In the interview which Weinberger gave for the British Library Archival recording project he reflected that paintings he remembered from his Czech childhood resembled icons. Certainly his fascination with Byzantine painting, and particularly later Russian icons, was lifelong. He collected them when he could, often swapping two or three icons from his collection for some yet more desirable example. He travelled to Novgorod and Mt Sinai to see the icons, and he was decided in his views. For an utterly secular Jew he was intensely attached to his icon collection and they provided an important and mysterious theme in his paintings.

Encouraged by Barbara he took early retirement in 1983 from the Lanchester Polytechnic, (now Coventry University), where he had become head of Department. He settled in Leamington Spa and there again made many friends, among the new teachers at the university, including the distinguished mathematician Christopher Zeeman, who founded the department at Warwick. He did a fine portrait drawing of Zeeman, as he did later of Iris Murdoch. Other friends from this period included the social historian Tony Mason and the then lecturer in English, and later rare book-dealer, Rick Gekoski. Harry was a close friend of Iris Murdoch and they often visited galleries together. She wrote the introduction to one of his exhibition catalogues. He was proud that Murdoch spent a good deal of the money she received from the Booker Prize on his paintings, and was hurt when they were sold after her death.

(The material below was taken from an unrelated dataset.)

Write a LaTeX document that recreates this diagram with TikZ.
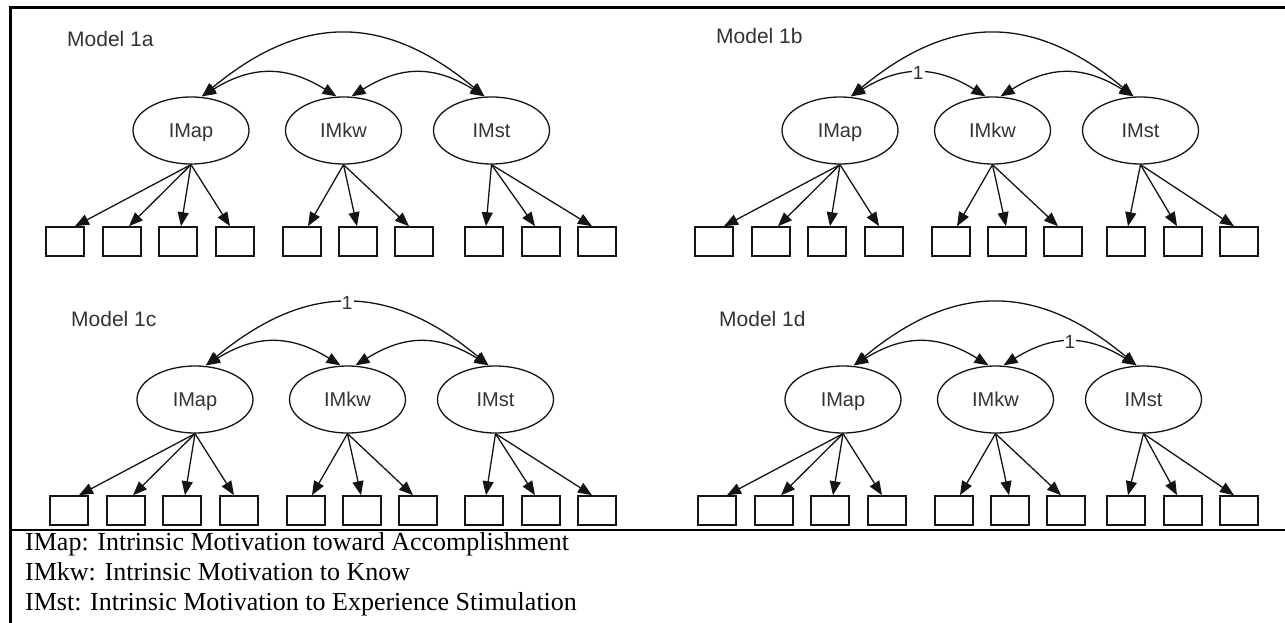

Weinberger was a deeply serious and erudite painter. He revered Rembrandt and Matthias Grünewald: Van Gogh's correspondence was his constant companion. His own painting, despite his vehement protestations, owed something to German painters such as Schmidt-Rottluff, Nolde and Kirchner. His range was astonishing, even if certain themes were recurrent. The large 19th century house in Church Hill, Leamington, was studded with Ibo masks, Indonesian puppets, Buddhas and Tibetan lions.

Collecting masks was a lifelong occupation. They recur constantly in his painting, as does Mr Punch, often with daemonic force. The masks in his paintings were more than a visual metaphor or a fetish. Masks conceal, and yet allow surreptitious scrutiny without betraying the observer's real expression. This appealed deeply to Weinberger's inquisitive mind. A window, or a framing motif within the picture, was another favourite device, enabling him to look out at the world while simultaneously insulating and distancing himself. The prison house was never wholly absent. But besides these vigorous, exotic or brooding compositions he could paint still lives where the influence of his beloved Matisse was joyously evident, and magically serene landscapes and marine views. Iris Murdoch described his "charged, numinous atmosphere, the awkward mystery of space and the spiritual significance of colour," aptly catching the incantatory mood which infuses these paintings.

Music formed an integral part of life, and for many years he and Barbara went regularly to Glyndebourne. Music informed his painting, and the last series of coloured drawings he completed was inspired by Schubert's Death and the Maiden quartet. He was steeped in German literature: Stefan Zweig and Thomas Mann were particular favourites. One of his most exquisite creations was a small volume of Rainer Maria Rilke's Duino Elegies, in which he had painted marginal vignettes reflecting the movement of the verse and the emotions it stirred. Throughout his career, despite the siren calls of more celebrated galleries, he remained loyal to Duncan Campbell, where he exhibited regularly. He had important one-man exhibitions in Berlin (1973) and elsewhere in Germany. The Pump Room at Leamington Spa hosted a major retrospective of his work in 2003–2004.

His daughter Joanna and her two sons survive him.

Julian Gardner

Harry Weinberger, artist: born 7 April 1924; married 1951 Barbara Herrmann (died 1996; one daughter); died 10 September 2009.